Puisi Tamimi karya Bode Riswandi memiliki unsur estetika yang kuat melalui perpaduan emosi, gaya penulisan, dan pilihan diksi yang penuh makna. Secara emosional, puisi ini menggugah perasaan pembaca lewat gambaran penderitaan, keteguhan, dan semangat perlawanan anak-anak Palestina. Gaya penulisannya lugas, simbolik, dan repetitif, menciptakan suasana yang mampu merasuk hati pembaca. Diksi yang digunakan pun dominan bersifat konotatif dan simbolis, seperti “logam”, “baja”, “batu”, dan “tangan mengepal”, yang memperdalam makna perjuangan dan ketabahan. Selain itu, kekuatan citraan visual dalam puisi ini menghidupkan suasana konflik dan penderitaan secara konkret. Semua unsur tersebut menyatu membentuk ekspresi estetis yang tidak hanya menyampaikan simpati, tetapi juga menghidupkan pesan kemanusiaan dan kekuatan batin secara puitis dan menyentuh.

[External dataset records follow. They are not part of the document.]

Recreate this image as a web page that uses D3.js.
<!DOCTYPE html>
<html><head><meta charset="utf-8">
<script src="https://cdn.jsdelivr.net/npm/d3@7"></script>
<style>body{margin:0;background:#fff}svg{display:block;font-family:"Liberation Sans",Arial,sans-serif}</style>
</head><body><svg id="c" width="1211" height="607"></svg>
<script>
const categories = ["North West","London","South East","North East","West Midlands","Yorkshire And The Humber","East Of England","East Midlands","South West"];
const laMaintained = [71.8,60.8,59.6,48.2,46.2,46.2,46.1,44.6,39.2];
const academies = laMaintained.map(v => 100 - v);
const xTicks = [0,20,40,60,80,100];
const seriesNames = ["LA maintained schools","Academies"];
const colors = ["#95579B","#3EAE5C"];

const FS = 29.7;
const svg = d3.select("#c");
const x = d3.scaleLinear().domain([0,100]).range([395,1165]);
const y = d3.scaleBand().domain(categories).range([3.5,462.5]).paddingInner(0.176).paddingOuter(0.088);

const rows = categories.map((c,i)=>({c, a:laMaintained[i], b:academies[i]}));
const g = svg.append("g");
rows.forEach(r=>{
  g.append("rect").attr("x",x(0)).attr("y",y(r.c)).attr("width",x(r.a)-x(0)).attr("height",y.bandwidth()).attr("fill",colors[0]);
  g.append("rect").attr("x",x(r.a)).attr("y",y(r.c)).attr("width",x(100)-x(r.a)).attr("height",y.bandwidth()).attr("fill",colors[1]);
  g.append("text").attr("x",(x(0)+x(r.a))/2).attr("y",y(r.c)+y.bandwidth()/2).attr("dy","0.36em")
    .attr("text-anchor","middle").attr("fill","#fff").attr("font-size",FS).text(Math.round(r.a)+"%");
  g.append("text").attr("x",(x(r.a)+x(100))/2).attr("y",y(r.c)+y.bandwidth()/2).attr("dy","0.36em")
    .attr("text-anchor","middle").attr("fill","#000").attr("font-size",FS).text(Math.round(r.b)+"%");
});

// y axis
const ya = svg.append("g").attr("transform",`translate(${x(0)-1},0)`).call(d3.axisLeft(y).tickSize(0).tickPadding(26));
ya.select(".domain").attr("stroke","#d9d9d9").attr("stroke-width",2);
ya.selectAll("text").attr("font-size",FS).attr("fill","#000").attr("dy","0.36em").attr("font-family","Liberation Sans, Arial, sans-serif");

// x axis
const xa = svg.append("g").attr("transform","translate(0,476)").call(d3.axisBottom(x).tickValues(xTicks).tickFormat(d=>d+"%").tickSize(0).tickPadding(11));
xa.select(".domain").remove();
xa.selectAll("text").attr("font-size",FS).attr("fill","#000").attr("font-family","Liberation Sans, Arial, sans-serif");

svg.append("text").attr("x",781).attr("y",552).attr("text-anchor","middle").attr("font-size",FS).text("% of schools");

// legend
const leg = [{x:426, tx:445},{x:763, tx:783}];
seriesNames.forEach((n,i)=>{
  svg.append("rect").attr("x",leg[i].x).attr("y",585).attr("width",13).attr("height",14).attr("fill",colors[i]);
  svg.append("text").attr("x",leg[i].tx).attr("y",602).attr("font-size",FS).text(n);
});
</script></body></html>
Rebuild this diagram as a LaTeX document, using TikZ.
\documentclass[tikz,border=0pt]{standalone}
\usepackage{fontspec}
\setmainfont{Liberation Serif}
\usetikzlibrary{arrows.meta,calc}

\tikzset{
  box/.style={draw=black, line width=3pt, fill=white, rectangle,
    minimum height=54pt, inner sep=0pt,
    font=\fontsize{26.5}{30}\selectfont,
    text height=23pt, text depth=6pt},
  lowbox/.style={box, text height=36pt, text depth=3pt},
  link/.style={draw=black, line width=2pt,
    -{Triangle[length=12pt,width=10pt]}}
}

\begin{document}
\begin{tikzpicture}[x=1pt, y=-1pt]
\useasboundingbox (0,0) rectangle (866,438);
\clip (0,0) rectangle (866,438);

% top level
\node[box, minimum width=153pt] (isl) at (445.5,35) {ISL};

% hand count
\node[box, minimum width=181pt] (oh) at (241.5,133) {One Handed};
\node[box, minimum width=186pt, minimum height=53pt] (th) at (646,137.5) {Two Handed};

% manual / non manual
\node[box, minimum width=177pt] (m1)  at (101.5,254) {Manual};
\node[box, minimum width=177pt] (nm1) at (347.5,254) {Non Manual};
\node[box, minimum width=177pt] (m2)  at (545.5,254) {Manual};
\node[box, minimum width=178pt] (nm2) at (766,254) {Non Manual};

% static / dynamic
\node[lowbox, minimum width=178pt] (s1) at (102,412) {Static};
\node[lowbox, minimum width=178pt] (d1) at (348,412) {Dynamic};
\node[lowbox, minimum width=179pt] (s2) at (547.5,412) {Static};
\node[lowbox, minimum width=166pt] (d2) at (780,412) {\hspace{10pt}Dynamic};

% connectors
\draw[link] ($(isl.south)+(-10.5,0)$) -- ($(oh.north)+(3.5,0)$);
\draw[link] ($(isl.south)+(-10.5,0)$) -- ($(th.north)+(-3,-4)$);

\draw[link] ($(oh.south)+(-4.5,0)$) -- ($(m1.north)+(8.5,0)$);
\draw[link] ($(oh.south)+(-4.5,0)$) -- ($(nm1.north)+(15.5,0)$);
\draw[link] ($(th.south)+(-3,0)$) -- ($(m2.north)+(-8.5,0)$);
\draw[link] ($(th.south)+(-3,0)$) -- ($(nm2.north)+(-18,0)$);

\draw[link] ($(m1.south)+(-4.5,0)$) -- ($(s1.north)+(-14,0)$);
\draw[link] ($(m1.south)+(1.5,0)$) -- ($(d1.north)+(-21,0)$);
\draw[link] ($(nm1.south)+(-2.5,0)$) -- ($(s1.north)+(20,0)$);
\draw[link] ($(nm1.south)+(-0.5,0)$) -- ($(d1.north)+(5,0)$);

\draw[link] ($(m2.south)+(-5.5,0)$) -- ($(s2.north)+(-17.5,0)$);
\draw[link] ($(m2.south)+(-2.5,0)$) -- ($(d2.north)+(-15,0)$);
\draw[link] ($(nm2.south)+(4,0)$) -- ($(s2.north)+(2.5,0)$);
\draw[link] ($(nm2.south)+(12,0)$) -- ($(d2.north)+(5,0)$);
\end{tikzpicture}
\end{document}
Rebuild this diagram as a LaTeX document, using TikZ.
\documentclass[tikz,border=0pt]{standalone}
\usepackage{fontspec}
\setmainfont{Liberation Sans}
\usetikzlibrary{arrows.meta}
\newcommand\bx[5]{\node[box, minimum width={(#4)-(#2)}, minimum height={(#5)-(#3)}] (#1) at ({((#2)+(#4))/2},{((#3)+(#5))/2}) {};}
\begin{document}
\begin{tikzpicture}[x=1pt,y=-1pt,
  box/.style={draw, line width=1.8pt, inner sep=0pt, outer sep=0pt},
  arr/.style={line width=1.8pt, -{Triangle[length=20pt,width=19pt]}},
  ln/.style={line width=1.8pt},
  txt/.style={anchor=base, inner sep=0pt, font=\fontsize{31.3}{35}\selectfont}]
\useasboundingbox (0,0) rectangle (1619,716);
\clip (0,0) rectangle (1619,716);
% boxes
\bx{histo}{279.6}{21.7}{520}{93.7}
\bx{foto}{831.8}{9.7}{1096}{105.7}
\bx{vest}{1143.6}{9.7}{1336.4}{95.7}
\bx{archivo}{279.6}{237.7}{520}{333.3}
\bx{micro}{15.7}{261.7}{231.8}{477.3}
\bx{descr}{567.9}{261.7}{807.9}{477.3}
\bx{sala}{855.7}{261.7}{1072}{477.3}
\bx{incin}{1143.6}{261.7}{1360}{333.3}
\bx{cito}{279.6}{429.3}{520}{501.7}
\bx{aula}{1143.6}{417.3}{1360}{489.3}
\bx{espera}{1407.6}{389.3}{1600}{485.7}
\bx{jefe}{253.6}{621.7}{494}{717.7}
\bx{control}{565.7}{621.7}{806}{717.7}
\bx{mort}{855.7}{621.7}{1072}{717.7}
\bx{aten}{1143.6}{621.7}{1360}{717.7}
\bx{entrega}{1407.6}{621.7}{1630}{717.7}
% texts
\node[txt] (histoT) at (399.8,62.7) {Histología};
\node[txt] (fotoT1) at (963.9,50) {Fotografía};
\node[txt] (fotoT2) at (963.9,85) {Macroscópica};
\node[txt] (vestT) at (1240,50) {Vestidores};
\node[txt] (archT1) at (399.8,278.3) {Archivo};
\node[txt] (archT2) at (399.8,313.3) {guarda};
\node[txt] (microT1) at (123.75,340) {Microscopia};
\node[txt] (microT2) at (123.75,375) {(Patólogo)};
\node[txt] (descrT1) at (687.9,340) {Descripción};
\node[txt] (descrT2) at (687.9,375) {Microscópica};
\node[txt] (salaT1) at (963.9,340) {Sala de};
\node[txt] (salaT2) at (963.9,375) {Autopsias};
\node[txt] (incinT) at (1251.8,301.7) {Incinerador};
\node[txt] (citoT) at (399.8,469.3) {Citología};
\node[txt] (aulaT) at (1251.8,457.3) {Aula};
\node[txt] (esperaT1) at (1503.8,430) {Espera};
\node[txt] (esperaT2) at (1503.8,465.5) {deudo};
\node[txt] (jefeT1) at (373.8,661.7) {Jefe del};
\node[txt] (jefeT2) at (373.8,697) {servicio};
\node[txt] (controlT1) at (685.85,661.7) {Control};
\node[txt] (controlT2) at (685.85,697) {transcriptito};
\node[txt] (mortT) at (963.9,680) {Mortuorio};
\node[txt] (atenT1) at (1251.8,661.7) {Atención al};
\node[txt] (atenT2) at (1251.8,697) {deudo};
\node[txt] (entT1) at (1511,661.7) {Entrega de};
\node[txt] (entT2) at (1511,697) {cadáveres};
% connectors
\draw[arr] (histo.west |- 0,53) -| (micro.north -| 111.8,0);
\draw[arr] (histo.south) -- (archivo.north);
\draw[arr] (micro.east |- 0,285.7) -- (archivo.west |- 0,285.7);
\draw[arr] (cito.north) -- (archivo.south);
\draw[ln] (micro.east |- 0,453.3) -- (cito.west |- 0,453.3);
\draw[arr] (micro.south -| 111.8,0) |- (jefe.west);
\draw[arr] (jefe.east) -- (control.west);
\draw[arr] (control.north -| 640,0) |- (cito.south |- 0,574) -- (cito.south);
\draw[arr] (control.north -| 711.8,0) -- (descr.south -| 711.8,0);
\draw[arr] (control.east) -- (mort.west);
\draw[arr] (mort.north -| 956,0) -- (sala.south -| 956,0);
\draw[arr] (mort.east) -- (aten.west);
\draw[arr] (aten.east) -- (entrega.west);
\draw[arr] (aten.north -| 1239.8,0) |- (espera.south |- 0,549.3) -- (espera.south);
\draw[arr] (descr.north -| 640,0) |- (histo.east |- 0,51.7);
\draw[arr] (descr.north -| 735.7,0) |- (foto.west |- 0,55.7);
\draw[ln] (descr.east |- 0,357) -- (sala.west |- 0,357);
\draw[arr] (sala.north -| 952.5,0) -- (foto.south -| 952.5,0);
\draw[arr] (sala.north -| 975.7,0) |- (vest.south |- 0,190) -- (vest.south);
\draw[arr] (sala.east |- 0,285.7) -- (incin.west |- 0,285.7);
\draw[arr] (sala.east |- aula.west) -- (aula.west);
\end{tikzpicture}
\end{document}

Dengan demikian, Puisi Tamimi karya Bode Riswandi merupakan bentuk ekspresi puitik yang kuat terhadap penderitaan rakyat Palestina, terutama anak-anak, akibat konflik yang berkepanjangan. Melalui penggunaan gaya bahasa seperti hiperbola, personifikasi, metafora, simile, dan simbolik, puisi ini tidak hanya menyampaikan empati dan solidaritas, tetapi juga membangun kekuatan emosional dan daya renung bagi pembaca. Gaya bahasa yang digunakan mampu menggambarkan suasana, memperkuat pesan, dan menciptakan makna yang mendalam. Hal ini menunjukkan bahwa gaya bahasa dalam puisi tidak hanya berfungsi sebagai hiasan estetis, tetapi juga sebagai alat penyampai kritik sosial, perjuangan, dan harapan akan kemanusiaan yang lebih adil.